Ananda K. Coomaraswamy: Svayamatrnna: Janua Coeli in Zalmoxis II, 1, 1939, p. 9, Paris.
Except as an heuristic aid, it is perhaps misleading to suggest that the total conversion of Hindus to Islam should be pictured as the generalization of the Rajput custom of collective suicide to avoid ignominy and forced conversion. Referring to the eleventh and twelfth Centuries Dr. B. P. Majumdar writes in Socio-Economic History of Northern India (Calcutta, Firma K. L. Mukhopadhyay, 1960), pp. 361-66:

Another characteristic feature appears to be the prevalence of the practice of committing suicide, especially amongst the ruling classes. Manu and other Dharamshastras condemn suicide in severest terms.
(Manu, V-89; Para sara IV. 1-2).

But the Mahabharata permits one to end one's life at a sacred place like Prithudaka, the holy Himalayas and Prayaga.
(Kane, History of Dharamasastra, p. 925).

The Matsya and the Kurma Puranas extolled the merits of sacrificing one's life in holy places. Lakshrnidhara quotes extensively from Matsya Purana and bestows praise upon those who commit suicide by burning themselves at Varanasi or by drowning themselves in the confluence at Prayaga, or by leaping from the hills at Amarkantaka into the Narbada river to drown themselves.
(Tirthavivechana, pp. 21, 138-139, 142-146, 200).

Alberuni also refers to the banyan Tree of Prayaga from which Brahmanas and Kstriyas threw themselves into the Ganges.
(Schau: Alberuni's India: II, p. 170-171).

He further informs us that persons intending to commit suicide sometimes "hire somebody to drown them in the Ganges keeping them under water until they are dead".
(Schau: op. cit., II, p. 170).
This shows that it may not be correct to interpret sati and jauhar as acts of martyrdom. They were more likely variations on the idea of suicide as a way of mukti (ultimate Deliverance) and thus were a falsification of scriptural doctrine. This and some other mediaeval theories and practices have to be regarded as without traditional authority partly because the authenticity and authority of many of these late Puranas and Smritis is doubtful, but more essentially because the Yugadharma cannot contradict the Sanatanadharma.

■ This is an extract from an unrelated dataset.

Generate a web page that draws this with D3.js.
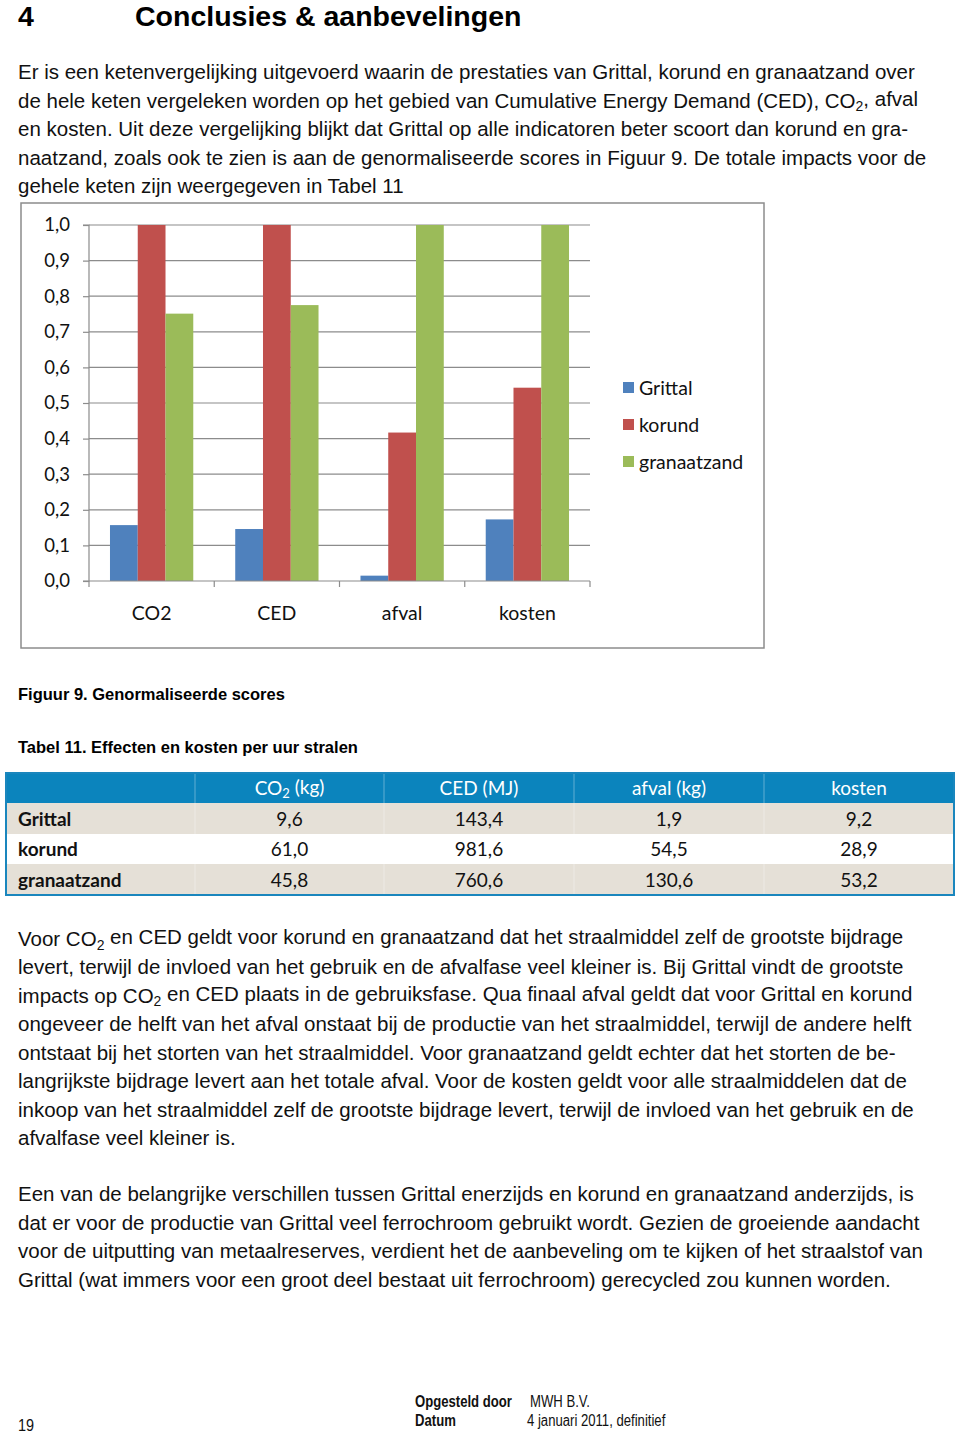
<!DOCTYPE html>
<html><head><meta charset="utf-8">
<script src="https://cdn.jsdelivr.net/npm/d3@7/dist/d3.min.js"></script>
<style>
html,body{margin:0;padding:0;background:#fff;}
svg{display:block;}
</style></head>
<body>
<svg id="page" width="960" height="1435"></svg>
<script>
// ---- chart data ----
const categories = ["CO2", "CED", "afval", "kosten"];
const seriesNames = ["Grittal", "korund", "granaatzand"];
const grittal = [0.157, 0.146, 0.015, 0.173];
const korund = [1.0, 1.0, 0.417, 0.543];
const granaatzand = [0.751, 0.775, 1.0, 1.0];
const yTicks = [0, 0.1, 0.2, 0.3, 0.4, 0.5, 0.6, 0.7, 0.8, 0.9, 1.0];
const seriesColors = ["#4f81bd", "#c0504d", "#9bbb59"];

// ---- table data ----
const tableHeaders = ["", "CO|2| (kg)", "CED (MJ)", "afval (kg)", "kosten"];
const tableLabels = ["Grittal", "korund", "granaatzand"];
const tableCO2 = ["9,6", "61,0", "45,8"];
const tableCED = ["143,4", "981,6", "760,6"];
const tableAfval = ["1,9", "54,5", "130,6"];
const tableKosten = ["9,2", "28,9", "53,2"];

// ---- text ----
const introLines = [
 "Er is een ketenvergelijking uitgevoerd waarin de prestaties van Grittal, korund en granaatzand over",
 "de hele keten vergeleken worden op het gebied van Cumulative Energy Demand (CED), CO|2|, afval",
 "en kosten. Uit deze vergelijking blijkt dat Grittal op alle indicatoren beter scoort dan korund en gra-",
 "naatzand, zoals ook te zien is aan de genormaliseerde scores in Figuur 9.  De totale impacts voor de",
 "gehele keten zijn weergegeven in Tabel 11"
];
const para2 = [
 "Voor CO|2| en CED geldt voor korund en granaatzand dat het straalmiddel zelf de grootste bijdrage",
 "levert, terwijl de invloed van het gebruik en de afvalfase veel kleiner is. Bij Grittal vindt de grootste",
 "impacts op CO|2| en CED plaats in de gebruiksfase. Qua finaal afval geldt dat voor Grittal en korund",
 "ongeveer de helft van het afval onstaat bij de productie van het straalmiddel, terwijl de andere helft",
 "ontstaat bij het storten van het straalmiddel. Voor granaatzand geldt echter dat het storten de be-",
 "langrijkste bijdrage levert aan het totale afval. Voor de kosten geldt voor alle straalmiddelen dat de",
 "inkoop van het straalmiddel zelf de grootste bijdrage levert, terwijl de invloed van het gebruik en de",
 "afvalfase veel kleiner is."
];
const para3 = [
 "Een van de belangrijke verschillen tussen Grittal enerzijds en korund en granaatzand anderzijds, is",
 "dat er voor de productie van Grittal veel ferrochroom gebruikt wordt. Gezien de groeiende aandacht",
 "voor de uitputting  van metaalreserves, verdient het de aanbeveling om te kijken of het straalstof van",
 "Grittal (wat immers voor een groot deel bestaat uit ferrochroom) gerecycled zou kunnen worden."
];

const svg = d3.select("#page");
const ARIAL = "'Liberation Sans', Arial, sans-serif";
const CAL = "Lato, 'Open Sans', sans-serif";

function richText(sel, str, subSize) {
  const parts = str.split("|");
  parts.forEach((p, i) => {
    if (!p) return;
    const t = sel.append("tspan").text(p);
    if (i % 2 === 1) {
      t.attr("font-size", subSize).attr("dy", "0.25em");
    } else if (i > 0) {
      t.attr("dy", "-0.25em");
    }
  });
}

// heading
svg.append("text").attr("x", 18).attr("y", 25.5).attr("font-family", ARIAL)
  .attr("font-weight", "bold").attr("font-size", 28.5).text("4");
svg.append("text").attr("x", 135).attr("y", 25.5).attr("font-family", ARIAL)
  .attr("font-weight", "bold").attr("font-size", 28.5).text("Conclusies & aanbevelingen");

function paragraph(lines, y0, step) {
  lines.forEach((l, i) => {
    const t = svg.append("text").attr("x", 18).attr("y", y0 + i * step)
      .attr("font-family", ARIAL).attr("font-size", 20.5).attr("fill", "#111");
    richText(t, l, 14);
  });
}
paragraph(introLines, 79, 28.5);
paragraph(para2, 946, 28.45);
paragraph(para3, 1201, 28.5);

// ---- chart ----
svg.append("rect").attr("x", 21).attr("y", 203).attr("width", 743).attr("height", 445)
  .attr("fill", "#fff").attr("stroke", "#8c8c8c").attr("stroke-width", 1.5);

const plot = { left: 89, right: 590, top: 225, bottom: 581 };
const x0 = d3.scaleBand().domain(categories).range([plot.left, plot.right]).paddingInner(0.335).paddingOuter(0.1675);
const x1 = d3.scaleBand().domain(seriesNames).range([0, x0.bandwidth()]);
const y = d3.scaleLinear().domain([0, 1]).range([plot.bottom, plot.top]);

const g = svg.append("g");
g.selectAll(".grid").data(yTicks.slice(1)).enter().append("line")
  .attr("x1", plot.left).attr("x2", plot.right)
  .attr("y1", d => y(d)).attr("y2", d => y(d))
  .attr("stroke", "#8c8c8c").attr("stroke-width", 1.2);

const seriesData = [grittal, korund, granaatzand];
seriesNames.forEach((s, si) => {
  g.selectAll(".bar" + si).data(categories).enter().append("rect")
    .attr("x", c => x0(c) + x1(s))
    .attr("width", x1.bandwidth())
    .attr("y", (c, ci) => y(seriesData[si][ci]))
    .attr("height", (c, ci) => plot.bottom - y(seriesData[si][ci]))
    .attr("fill", seriesColors[si]);
});

const yAxis = d3.axisLeft(y).tickValues(yTicks).tickSize(6).tickPadding(13)
  .tickFormat(d => d3.format(".1f")(d).replace(".", ","));
const ya = svg.append("g").attr("transform", `translate(${plot.left},0)`).call(yAxis);
ya.select(".domain").attr("stroke", "#8c8c8c").attr("stroke-width", 1.2).attr("d", `M-6,${plot.top}H0V${plot.bottom}H-6`);
ya.selectAll(".tick line").attr("stroke", "#8c8c8c").attr("stroke-width", 1.2);
ya.selectAll(".tick text").attr("font-family", CAL).attr("font-size", 18.5).attr("fill", "#111");

const catStep = (plot.right - plot.left) / categories.length;
const xa = svg.append("g").attr("transform", `translate(0,${plot.bottom})`);
xa.append("line").attr("x1", plot.left).attr("x2", plot.right).attr("stroke", "#8c8c8c").attr("stroke-width", 1.2);
xa.selectAll(".xt").data(d3.range(categories.length + 1)).enter().append("line")
  .attr("x1", i => plot.left + i * catStep).attr("x2", i => plot.left + i * catStep)
  .attr("y1", 0).attr("y2", 6).attr("stroke", "#8c8c8c").attr("stroke-width", 1.2);
xa.selectAll(".xl").data(categories).enter().append("text")
  .attr("x", c => x0(c) + x0.bandwidth() / 2).attr("y", 39)
  .attr("text-anchor", "middle").attr("font-family", CAL).attr("font-size", 19.5).attr("fill", "#111")
  .text(c => c);

seriesNames.forEach((s, i) => {
  const ly = 388 + i * 37;
  svg.append("rect").attr("x", 623).attr("y", ly - 6).attr("width", 11).attr("height", 11).attr("fill", seriesColors[i]);
  svg.append("text").attr("x", 639).attr("y", ly + 6.5).attr("font-family", CAL).attr("font-size", 19.5)
    .attr("fill", "#111").text(s);
});

// captions
svg.append("text").attr("x", 18).attr("y", 700).attr("font-family", ARIAL).attr("font-weight", "bold")
  .attr("font-size", 16.5).text("Figuur 9. Genormaliseerde scores");
svg.append("text").attr("x", 18).attr("y", 753).attr("font-family", ARIAL).attr("font-weight", "bold")
  .attr("font-size", 16.5).text("Tabel 11. Effecten en kosten per uur stralen");

// ---- table ----
const colX = [6, 195, 384, 574, 764, 954];
const rowY = [773, 803, 834, 864, 895];
const tg = svg.append("g");
tg.append("rect").attr("x", colX[0]).attr("y", rowY[0]).attr("width", colX[5] - colX[0]).attr("height", rowY[1] - rowY[0]).attr("fill", "#0b84bd");
tableLabels.forEach((l, i) => {
  tg.append("rect").attr("x", colX[0]).attr("y", rowY[i + 1]).attr("width", colX[5] - colX[0])
    .attr("height", rowY[i + 2] - rowY[i + 1]).attr("fill", i % 2 === 0 ? "#e5e0d7" : "#ffffff");
});
for (let c = 1; c < 5; c++) {
  tg.append("line").attr("x1", colX[c]).attr("x2", colX[c]).attr("y1", rowY[0]).attr("y2", rowY[4])
    .attr("stroke", "#ffffff").attr("stroke-opacity", 0.35).attr("stroke-width", 1);
}
tg.append("rect").attr("x", colX[0]).attr("y", rowY[0]).attr("width", colX[5] - colX[0]).attr("height", rowY[4] - rowY[0])
  .attr("fill", "none").attr("stroke", "#1a86bd").attr("stroke-width", 2);

tableHeaders.forEach((h, c) => {
  if (!h) return;
  const t = tg.append("text").attr("x", (colX[c] + colX[c + 1]) / 2).attr("y", 795)
    .attr("text-anchor", "middle").attr("font-family", CAL).attr("font-size", 19).attr("fill", "#ffffff");
  richText(t, h, 13);
});
const cols = [tableCO2, tableCED, tableAfval, tableKosten];
tableLabels.forEach((l, r) => {
  const by = (rowY[r + 1] + rowY[r + 2]) / 2 + 7;
  tg.append("text").attr("x", 18).attr("y", by).attr("font-family", CAL).attr("font-weight", "bold")
    .attr("font-size", 19).attr("fill", "#111").text(l);
  cols.forEach((col, c) => {
    tg.append("text").attr("x", (colX[c + 1] + colX[c + 2]) / 2).attr("y", by)
      .attr("text-anchor", "middle").attr("font-family", CAL).attr("font-size", 19).attr("fill", "#111").text(col[r]);
  });
});

// ---- footer (narrow type, simulated by horizontal scaling) ----
function narrow(x, yy, txt, bold, size, sx) {
  svg.append("text").attr("transform", `translate(${x},${yy}) scale(${sx},1)`)
    .attr("font-family", ARIAL).attr("font-weight", bold ? "bold" : "normal")
    .attr("font-size", size).attr("fill", "#111").text(txt);
}
narrow(18, 1431, "19", false, 17, 0.85);
narrow(415, 1407, "Opgesteld door", true, 16, 0.82);
narrow(530, 1407, "MWH B.V.", false, 16, 0.82);
narrow(415, 1426, "Datum", true, 16, 0.82);
narrow(527, 1426, "4 januari 2011, definitief", false, 16, 0.82);
</script>
</body></html>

[3] This is not to say that no efforts in this direction were made at all. Some Sanskrit scholars tried to prove that the Muslim rule was providential for India. The following quotations, which are given only as samples, contain this idea:,

(a) One of them, Vijaya Gupta, mentioned above, described Hussain Shah as an ideal king whose subjects enjoy all the blessings of life and compares him to the epic hero Arjuna. Another goes even further and describes the Muslim Sultan, notorious for breaking Hindu temples, as the incarnation of Krishna in the Kali Age.
The Delhi Sultanate The History & Culture of the Indian People, (General Editor, B. Majumdar, R.C. Bombay, 1960), p. 635.

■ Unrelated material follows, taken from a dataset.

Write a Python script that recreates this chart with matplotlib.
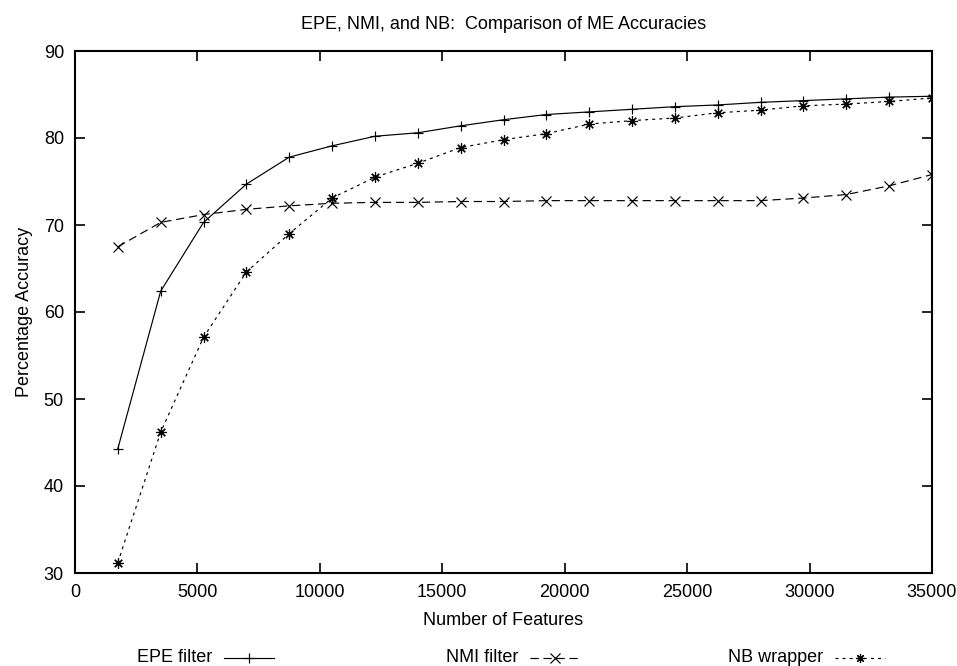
import numpy as np
import matplotlib
matplotlib.use('Agg')
import matplotlib.pyplot as plt
from matplotlib.lines import Line2D

plt.rcParams['font.family'] = ['Liberation Sans', 'DejaVu Sans']

# number of features used at each step
features = [1750 * (i + 1) for i in range(20)]

# accuracies (%) for each selection method
epe_filter = [44.3, 62.4, 70.3, 74.7, 77.8, 79.1, 80.2, 80.6, 81.4, 82.1,
              82.7, 83.0, 83.3, 83.6, 83.8, 84.1, 84.3, 84.5, 84.7, 84.8]
nmi_filter = [67.5, 70.3, 71.2, 71.8, 72.2, 72.5, 72.6, 72.6, 72.7, 72.7,
              72.8, 72.8, 72.8, 72.8, 72.8, 72.8, 73.1, 73.5, 74.5, 75.8]
nb_wrapper = [31.2, 46.2, 57.1, 64.6, 69.0, 73.1, 75.5, 77.1, 78.9, 79.8,
              80.5, 81.6, 82.0, 82.3, 82.9, 83.2, 83.7, 83.9, 84.2, 84.6]

labels = ['EPE filter', 'NMI filter', 'NB wrapper']
styles = [dict(ls='-', marker='+'),
          dict(ls=(0, (7, 4)), marker='x'),
          dict(ls=(0, (2.5, 3.5)), marker=(8, 2, 0))]

fig = plt.figure(figsize=(9.57, 6.66), dpi=100)
ax = fig.add_axes([75/957, 1-573/666, (932-75)/957, (573-51)/666])

for ys, st in zip([epe_filter, nmi_filter, nb_wrapper], styles):
    ax.plot(features, ys, color='black', lw=0.85, ms=7.5, mew=0.85, **st)

ax.set_xlim(0, 35000)
ax.set_ylim(30, 90)
ax.set_xticks(np.arange(0, 35001, 5000))
ax.set_yticks(np.arange(30, 91, 10))
ax.tick_params(direction='in', length=7, width=1.2, top=True, right=True,
               labelsize=13, pad=8)
for s in ax.spines.values():
    s.set_linewidth(1.5)

ax.set_title('EPE, NMI, and NB:  Comparison of ME Accuracies', fontsize=13, pad=16)
ax.set_xlabel('Number of Features', fontsize=13, labelpad=8)
ax.set_ylabel('Percentage Accuracy', fontsize=13, labelpad=8)

# key along the bottom: text then a short sample of each line
key_text_end = [212, 518, 823]
key_y = 1 - 658/666
for lab, st, xe in zip(labels, styles, key_text_end):
    fig.text(xe/957, key_y, lab, ha='right', va='center', fontsize=13)
    x0, x1 = (xe + 12)/957, (xe + 62)/957
    fig.add_artist(Line2D([x0, x1], [key_y, key_y], color='black', lw=0.85,
                          ls=st['ls'], transform=fig.transFigure))
    fig.add_artist(Line2D([(x0 + x1)/2], [key_y], color='black', ls='none',
                          marker=st['marker'], ms=6.5, mew=0.85,
                          transform=fig.transFigure))

fig.savefig('out.png', dpi=100)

(b) In Bengal the followers of the Dharma cult hailed the conquests of the Muslims. We learn from the Sunya Purana and the Dharma-Puja-Vidhana that when the Brahmanic people of Maldah began to tax and persecute the Dharmites Lord Niranjana became angry in Vaikuntha (heaven) and revealed himself as the Khuda of the Muslims in the village of Jajpura; he was seated on a horse with a black hat on and with a bow and arrow in his hands, and all the gods and goddesses of the Hindu Pantheon gladly put on the dress of Muslim soldiers and accompanied the Lord. The Lord broke all the temples of the Hindus, plundered, ravaged and persecuted them and saved the Dharmites... Later works of this sect state that Lord Dharma assumed the Muslim incarnation (Yavanavatara).
—Buddha Prakash: Aspects of Indian History and Civilization, Agra, 1965, pp. 221-22.
However, as these quotations show, even these intellectuals did not advocate an end of the Hindu religion and the collective acceptance of Islam—which indeed would be contrary to the Hindu theory of Avataric function; they wanted only the acceptance of Muslim Rulers, even though they did not oppose the theory that the Muslims were Mlecchas.

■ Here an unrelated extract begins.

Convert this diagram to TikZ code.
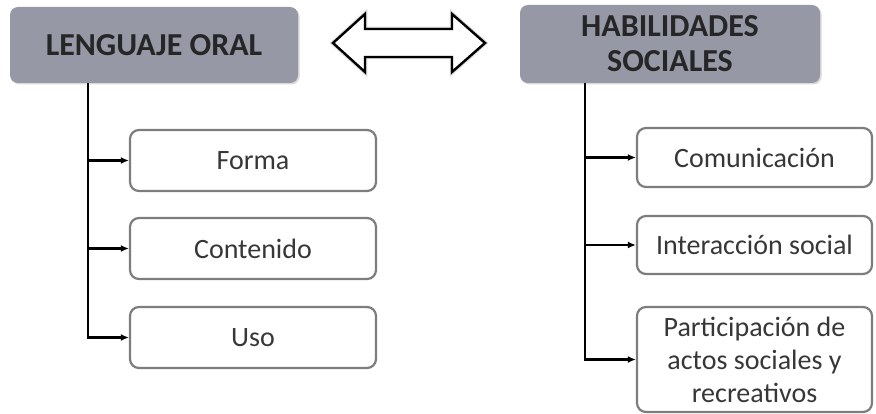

[4] de Bary, William Theodore (Ed.): Sources of Indian Tradition, (New York, Columbia University Press, 1958), pp. 362-63.

[5] From our point of view, the Hindus were defeated both politically and religiously, which means the political and religious victory of the Muslims. If, however, we take the Muslim rulers’ religious goal as the conversions of all Hindus to Islam, then the Muslims eventually failed to achieve this.

[6] We cannot go here into the general theory of Symbolism. Briefly, an iconic symbol is one that also is what it represents; for example, a straight line not only represents the shortest distance between two given points, it actually is the shortest distance between the points it connects.

However, the concept of iconic symbol, when interpreted as the identity of the symbolized and the symbol, does give rise to ambiguities and contradictions inseparable from the dialectics of the Absolute and the Manifest.

[7] Farquhar, J. N.: Modern Religious Movements in India (1915), Indian Edition, Delhi, (1967), p. 68.

[8] See Rai, Lajpat: A History of the Arya Samaj. Revised Edition (New Delhi, Orient Longmans, 1967), pp. 76, 110, 190, 197.

[9] Chaudhary, Nirad C.: The Continent of Circe, (London, Chatto and Windus, 1965).

[10] Jung, C. G.: Psychology and Religion (New York, Pantheon Books, 1958), pp. 584-85.

[11] van Leeuwen, Arend, Th.: Christianity in World History (New York: Charles Scribners & Sons, 1964).